▸ **Instructions for the task**:
Return the records word for word. Any pictures in them are not part of the copy.

▸ **Records from a collection**:
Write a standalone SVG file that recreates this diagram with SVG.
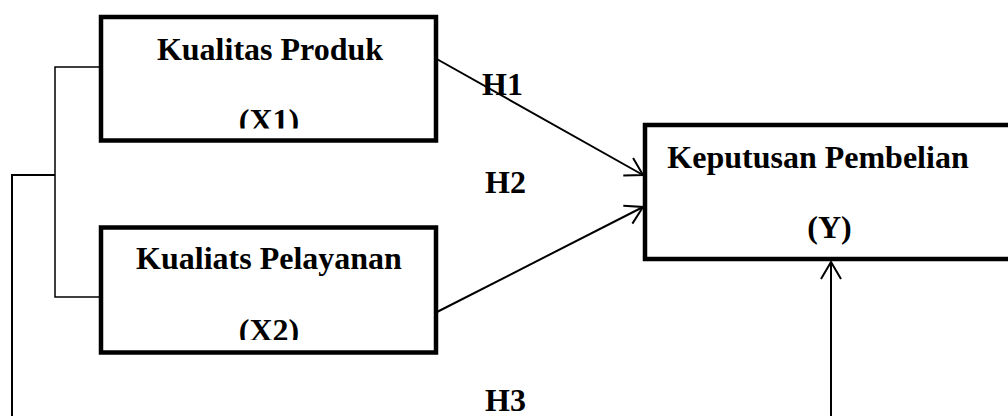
<svg xmlns="http://www.w3.org/2000/svg" width="1008" height="416" viewBox="0 0 1008 416">
<style>
.box{fill:none;stroke:#000;stroke-width:4.5}
.t{font-family:"Liberation Serif","Times New Roman",serif;font-weight:bold;font-size:32px;fill:#000}
.m{text-anchor:middle}
.thin{fill:none;stroke:#000;stroke-width:1.5}
.ln{fill:none;stroke:#000;stroke-width:2}
</style>
<defs>
<marker id="ah" markerUnits="userSpaceOnUse" orient="auto" markerWidth="24" markerHeight="24" viewBox="-20 -12 24 24" refX="0" refY="0" overflow="visible">
<path d="M-17,-10 L0,0 L-17,10" fill="none" stroke="#000" stroke-width="2"/>
</marker>
<clipPath id="c1"><rect x="100" y="0" width="340" height="128.5"/></clipPath>
<clipPath id="c2"><rect x="100" y="200" width="340" height="140"/></clipPath>
</defs>
<rect width="1008" height="416" fill="#fff"/>
<g id="connectors">
<polyline class="thin" points="99,67 55,67 55,297 99,297"/>
<polyline class="ln" points="55,175 12,175 12,420"/>
<line class="ln" x1="435" y1="58" x2="643" y2="175" marker-end="url(#ah)"/>
<line class="ln" x1="435" y1="313" x2="643" y2="207" marker-end="url(#ah)"/>
<line class="ln" x1="831" y1="420" x2="831" y2="262" marker-end="url(#ah)"/>
<text class="t" x="482" y="95">H1</text>
<text class="t" x="485" y="193">H2</text>
<text class="t" x="485" y="411">H3</text>
</g>
<g id="x1">
<rect class="box" x="101" y="17" width="335" height="123.5"/>
<text class="t m" x="270" y="60">Kualitas Produk</text>
<text class="t m" x="269" y="131" clip-path="url(#c1)">(X1)</text>
</g>
<g id="x2">
<rect class="box" x="101" y="227.5" width="335" height="125"/>
<text class="t m" x="269" y="269">Kualiats Pelayanan</text>
<text class="t m" x="269" y="341" clip-path="url(#c2)">(X2)</text>
</g>
<g id="y">
<rect class="box" x="645" y="125" width="400" height="134"/>
<text class="t m" x="818" y="168">Keputusan Pembelian</text>
<text class="t m" x="829.5" y="238">(Y)</text>
</g>
</svg>
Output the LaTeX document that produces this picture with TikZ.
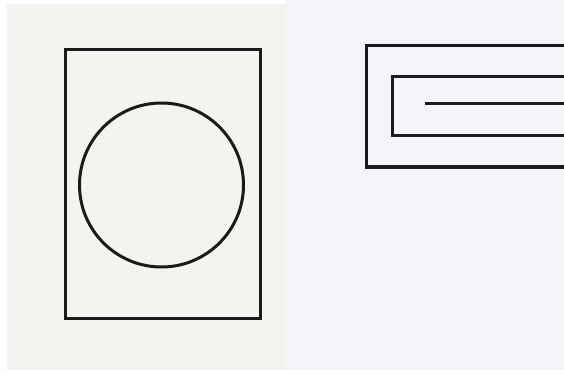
\documentclass[tikz,border=0pt]{standalone}
\definecolor{leftbg}{HTML}{F3F3F0}
\definecolor{rightbg}{HTML}{F4F5F9}
\definecolor{ink}{HTML}{1A1A1A}
\tikzset{shape line/.style={draw=ink, line width=3pt}}
\begin{document}
\begin{tikzpicture}[x=1pt,y=-1pt]
\useasboundingbox (0,0) rectangle (564,374);
\fill[white] (0,0) rectangle (564,374);
\fill[leftbg] (7,4) rectangle (286,370);
\fill[rightbg] (286,0) rectangle (564,370);
% left figure
\draw[shape line] (65,50) rectangle (260,318);
\draw[shape line] (161.5,185) circle (82);
% right figure
\coordinate (oR) at (564,46);
\coordinate (oRb) at (564,167);
\draw[shape line] (oR) -- (366,46) -- (366,167) -- (oRb);
\coordinate (iR) at (564,77);
\coordinate (iRb) at (564,136);
\draw[shape line] (iR) -- (392,77) -- (392,136) -- (iRb);
\coordinate (ls) at (425,104);
\coordinate (le) at (564,104);
\draw[shape line] (ls) -- (le);
\end{tikzpicture}
\end{document}
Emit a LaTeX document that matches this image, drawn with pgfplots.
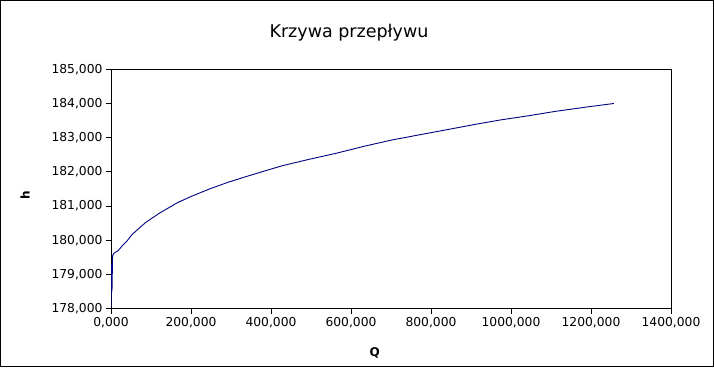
\documentclass[border=0pt]{standalone}
\usepackage{pgfplots}
\pgfplotsset{compat=1.18}
\usepackage{fontspec}
\setmainfont{DejaVu Sans}
\definecolor{curve}{RGB}{0,0,128}
\begin{document}
\begin{tikzpicture}[x=1pt,y=1pt]
\useasboundingbox (0,0) rectangle (714,367);
\draw[black, line width=1pt] (0.5,0.5) rectangle (713.5,366.5);
\begin{axis}[
  at={(111pt,58.3pt)}, anchor=south west,
  scale only axis, width=560pt, height=239.4pt,
  xmin=0, xmax=1400, ymin=178, ymax=185,
  xtick={0,200,...,1400}, ytick={178,179,...,185},
  scaled x ticks=false, scaled y ticks=false,
  tick align=outside, major tick length=5pt,
  xtick pos=bottom, ytick pos=left,
  tick style={black, line width=0.8pt},
  axis line style={black, line width=0.8pt},
  ticklabel style={font=\fontsize{12.3}{14}\selectfont,
    /pgf/number format/fixed, /pgf/number format/fixed zerofill,
    /pgf/number format/precision=3, /pgf/number format/use comma,
    /pgf/number format/1000 sep={}, /pgf/number format/assume math mode=true},
  title={Krzywa przepływu},
  title style={font=\fontsize{17.5}{20}\selectfont, at={(rel axis cs:0.425,1.128)}, anchor=center, yshift=0pt},
  xlabel={\textbf{Q}},
  xlabel style={font=\fontsize{12}{14}\selectfont, at={(rel axis cs:0.471,-0.185)}, anchor=center},
  ylabel={\textbf{h}},
  ylabel style={font=\fontsize{12}{14}\selectfont, at={(rel axis cs:-0.1536,0.475)}, anchor=center, rotate=0},
]
\addplot[color=curve, line width=0.9pt] coordinates {
(0,178.0) (1.5,179.3) (2.5,178.5) (4,179.55) (8,179.63) (18,179.70)
(29.6,179.86) (40,179.98) (52,180.16) (68,180.33) (86.5,180.52) (120.6,180.79)
(166,181.1) (200,181.28) (246,181.5) (291,181.69) (337,181.86) (382,182.02)
(428,182.18) (496,182.37) (565,182.55) (633,182.75) (701,182.93)
(769,183.08) (838,183.23) (906,183.38) (974,183.52)
(1043,183.64) (1111,183.77) (1191,183.9) (1257,184.0)
};
\end{axis}
\end{tikzpicture}
\end{document}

▸ **Solution to the problem**:
Write a standalone SVG file that recreates this diagram with SVG.
<svg xmlns="http://www.w3.org/2000/svg" width="1008" height="416" viewBox="0 0 1008 416">
<style>
.box{fill:none;stroke:#000;stroke-width:4.5}
.t{font-family:"Liberation Serif","Times New Roman",serif;font-weight:bold;font-size:32px;fill:#000}
.m{text-anchor:middle}
.thin{fill:none;stroke:#000;stroke-width:1.5}
.ln{fill:none;stroke:#000;stroke-width:2}
</style>
<defs>
<marker id="ah" markerUnits="userSpaceOnUse" orient="auto" markerWidth="24" markerHeight="24" viewBox="-20 -12 24 24" refX="0" refY="0" overflow="visible">
<path d="M-17,-10 L0,0 L-17,10" fill="none" stroke="#000" stroke-width="2"/>
</marker>
<clipPath id="c1"><rect x="100" y="0" width="340" height="128.5"/></clipPath>
<clipPath id="c2"><rect x="100" y="200" width="340" height="140"/></clipPath>
</defs>
<rect width="1008" height="416" fill="#fff"/>
<g id="connectors">
<polyline class="thin" points="99,67 55,67 55,297 99,297"/>
<polyline class="ln" points="55,175 12,175 12,420"/>
<line class="ln" x1="435" y1="58" x2="643" y2="175" marker-end="url(#ah)"/>
<line class="ln" x1="435" y1="313" x2="643" y2="207" marker-end="url(#ah)"/>
<line class="ln" x1="831" y1="420" x2="831" y2="262" marker-end="url(#ah)"/>
<text class="t" x="482" y="95">H1</text>
<text class="t" x="485" y="193">H2</text>
<text class="t" x="485" y="411">H3</text>
</g>
<g id="x1">
<rect class="box" x="101" y="17" width="335" height="123.5"/>
<text class="t m" x="270" y="60">Kualitas Produk</text>
<text class="t m" x="269" y="131" clip-path="url(#c1)">(X1)</text>
</g>
<g id="x2">
<rect class="box" x="101" y="227.5" width="335" height="125"/>
<text class="t m" x="269" y="269">Kualiats Pelayanan</text>
<text class="t m" x="269" y="341" clip-path="url(#c2)">(X2)</text>
</g>
<g id="y">
<rect class="box" x="645" y="125" width="400" height="134"/>
<text class="t m" x="818" y="168">Keputusan Pembelian</text>
<text class="t m" x="829.5" y="238">(Y)</text>
</g>
</svg>
Output the LaTeX document that produces this picture with TikZ.
\documentclass[tikz,border=0pt]{standalone}
\definecolor{leftbg}{HTML}{F3F3F0}
\definecolor{rightbg}{HTML}{F4F5F9}
\definecolor{ink}{HTML}{1A1A1A}
\tikzset{shape line/.style={draw=ink, line width=3pt}}
\begin{document}
\begin{tikzpicture}[x=1pt,y=-1pt]
\useasboundingbox (0,0) rectangle (564,374);
\fill[white] (0,0) rectangle (564,374);
\fill[leftbg] (7,4) rectangle (286,370);
\fill[rightbg] (286,0) rectangle (564,370);
% left figure
\draw[shape line] (65,50) rectangle (260,318);
\draw[shape line] (161.5,185) circle (82);
% right figure
\coordinate (oR) at (564,46);
\coordinate (oRb) at (564,167);
\draw[shape line] (oR) -- (366,46) -- (366,167) -- (oRb);
\coordinate (iR) at (564,77);
\coordinate (iRb) at (564,136);
\draw[shape line] (iR) -- (392,77) -- (392,136) -- (iRb);
\coordinate (ls) at (425,104);
\coordinate (le) at (564,104);
\draw[shape line] (ls) -- (le);
\end{tikzpicture}
\end{document}
Emit a LaTeX document that matches this image, drawn with pgfplots.
\documentclass[border=0pt]{standalone}
\usepackage{pgfplots}
\pgfplotsset{compat=1.18}
\usepackage{fontspec}
\setmainfont{DejaVu Sans}
\definecolor{curve}{RGB}{0,0,128}
\begin{document}
\begin{tikzpicture}[x=1pt,y=1pt]
\useasboundingbox (0,0) rectangle (714,367);
\draw[black, line width=1pt] (0.5,0.5) rectangle (713.5,366.5);
\begin{axis}[
  at={(111pt,58.3pt)}, anchor=south west,
  scale only axis, width=560pt, height=239.4pt,
  xmin=0, xmax=1400, ymin=178, ymax=185,
  xtick={0,200,...,1400}, ytick={178,179,...,185},
  scaled x ticks=false, scaled y ticks=false,
  tick align=outside, major tick length=5pt,
  xtick pos=bottom, ytick pos=left,
  tick style={black, line width=0.8pt},
  axis line style={black, line width=0.8pt},
  ticklabel style={font=\fontsize{12.3}{14}\selectfont,
    /pgf/number format/fixed, /pgf/number format/fixed zerofill,
    /pgf/number format/precision=3, /pgf/number format/use comma,
    /pgf/number format/1000 sep={}, /pgf/number format/assume math mode=true},
  title={Krzywa przepływu},
  title style={font=\fontsize{17.5}{20}\selectfont, at={(rel axis cs:0.425,1.128)}, anchor=center, yshift=0pt},
  xlabel={\textbf{Q}},
  xlabel style={font=\fontsize{12}{14}\selectfont, at={(rel axis cs:0.471,-0.185)}, anchor=center},
  ylabel={\textbf{h}},
  ylabel style={font=\fontsize{12}{14}\selectfont, at={(rel axis cs:-0.1536,0.475)}, anchor=center, rotate=0},
]
\addplot[color=curve, line width=0.9pt] coordinates {
(0,178.0) (1.5,179.3) (2.5,178.5) (4,179.55) (8,179.63) (18,179.70)
(29.6,179.86) (40,179.98) (52,180.16) (68,180.33) (86.5,180.52) (120.6,180.79)
(166,181.1) (200,181.28) (246,181.5) (291,181.69) (337,181.86) (382,182.02)
(428,182.18) (496,182.37) (565,182.55) (633,182.75) (701,182.93)
(769,183.08) (838,183.23) (906,183.38) (974,183.52)
(1043,183.64) (1111,183.77) (1191,183.9) (1257,184.0)
};
\end{axis}
\end{tikzpicture}
\end{document}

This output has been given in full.